■ **Task to complete**:
Set down each line of the material that follows, exactly, with no pictures.

■ **Data provided**:

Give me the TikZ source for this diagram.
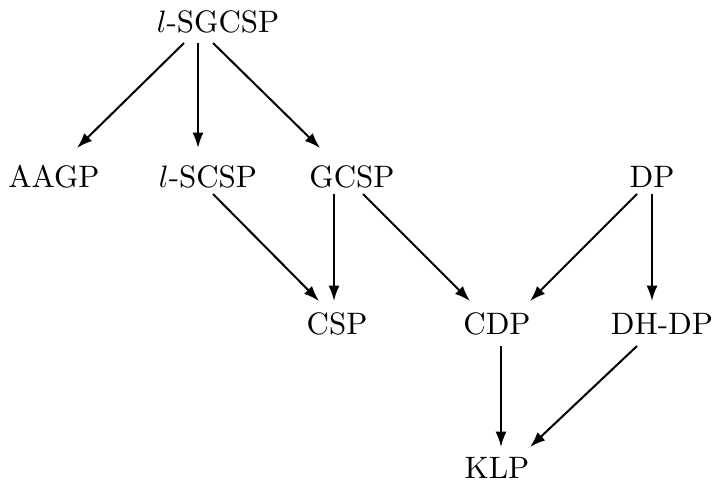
\documentclass[tikz,border=0pt]{standalone}
\usepackage{amsmath}
\usetikzlibrary{arrows.meta}

\tikzset{
    arr/.style={-{Latex[length=5pt,width=3.6pt]},line width=0.65pt},
    cls/.style={inner sep=0pt}
}

\begin{document}
\begin{tikzpicture}[
            x=0.01134cm, y=-0.01134cm,
            every node/.append style={black}
        ]
            \useasboundingbox (0,0) rectangle (713,490);
            % the classes
            \node [cls] (sg)   at (218,22)  {$l$-SGCSP};
            \node [cls] (aagp) at (54,177)  {AAGP};
            \node [cls] (lsc)  at (208,177) {$l$-SCSP};
            \node [cls] (gc)   at (352,177) {GCSP};
            \node [cls] (dp)   at (652,177) {DP};
            \node [cls] (csp)  at (337,324) {CSP};
            \node [cls] (cdp)  at (497,324) {CDP};
            \node [cls] (dh)   at (662,324) {DH-DP};
            \node [cls] (klp)  at (497,468) {KLP};
            % reductions
            \draw [arr] ([shift={(-34,21)}]sg.center) -- ([shift={(23,-29)}]aagp.center);
            \draw [arr] ([shift={(-20,21)}]sg.center) -- ([shift={(-10,-29)}]lsc.center);
            \draw [arr] ([shift={(-5,21)}]sg.center) -- ([shift={(-32,-29)}]gc.center);
            \draw [arr] ([shift={(5,17)}]lsc.center) -- ([shift={(-18,-23)}]csp.center);
            \draw [arr] ([shift={(-18,17)}]gc.center) -- ([shift={(-3,-23)}]csp.center);
            \draw [arr] ([shift={(11,17)}]gc.center) -- ([shift={(-27,-23)}]cdp.center);
            \draw [arr] ([shift={(-15,17)}]dp.center) -- ([shift={(33,-23)}]cdp.center);
            \draw [arr] ([shift={(0,17)}]dp.center) -- ([shift={(-10,-23)}]dh.center);
            \draw [arr] ([shift={(4,22)}]cdp.center) -- ([shift={(4,-21)}]klp.center);
            \draw [arr] ([shift={(-25,22)}]dh.center) -- ([shift={(33,-21)}]klp.center);
        \end{tikzpicture}
\end{document}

■ **Result of this exercise**:
Give me the TikZ source for this diagram.
\documentclass[tikz,border=0pt]{standalone}
\usepackage{amsmath}
\usetikzlibrary{arrows.meta}

\tikzset{
    arr/.style={-{Latex[length=5pt,width=3.6pt]},line width=0.65pt},
    cls/.style={inner sep=0pt}
}

\begin{document}
\begin{tikzpicture}[
            x=0.01134cm, y=-0.01134cm,
            every node/.append style={black}
        ]
            \useasboundingbox (0,0) rectangle (713,490);
            % the classes
            \node [cls] (sg)   at (218,22)  {$l$-SGCSP};
            \node [cls] (aagp) at (54,177)  {AAGP};
            \node [cls] (lsc)  at (208,177) {$l$-SCSP};
            \node [cls] (gc)   at (352,177) {GCSP};
            \node [cls] (dp)   at (652,177) {DP};
            \node [cls] (csp)  at (337,324) {CSP};
            \node [cls] (cdp)  at (497,324) {CDP};
            \node [cls] (dh)   at (662,324) {DH-DP};
            \node [cls] (klp)  at (497,468) {KLP};
            % reductions
            \draw [arr] ([shift={(-34,21)}]sg.center) -- ([shift={(23,-29)}]aagp.center);
            \draw [arr] ([shift={(-20,21)}]sg.center) -- ([shift={(-10,-29)}]lsc.center);
            \draw [arr] ([shift={(-5,21)}]sg.center) -- ([shift={(-32,-29)}]gc.center);
            \draw [arr] ([shift={(5,17)}]lsc.center) -- ([shift={(-18,-23)}]csp.center);
            \draw [arr] ([shift={(-18,17)}]gc.center) -- ([shift={(-3,-23)}]csp.center);
            \draw [arr] ([shift={(11,17)}]gc.center) -- ([shift={(-27,-23)}]cdp.center);
            \draw [arr] ([shift={(-15,17)}]dp.center) -- ([shift={(33,-23)}]cdp.center);
            \draw [arr] ([shift={(0,17)}]dp.center) -- ([shift={(-10,-23)}]dh.center);
            \draw [arr] ([shift={(4,22)}]cdp.center) -- ([shift={(4,-21)}]klp.center);
            \draw [arr] ([shift={(-25,22)}]dh.center) -- ([shift={(33,-21)}]klp.center);
        \end{tikzpicture}
\end{document}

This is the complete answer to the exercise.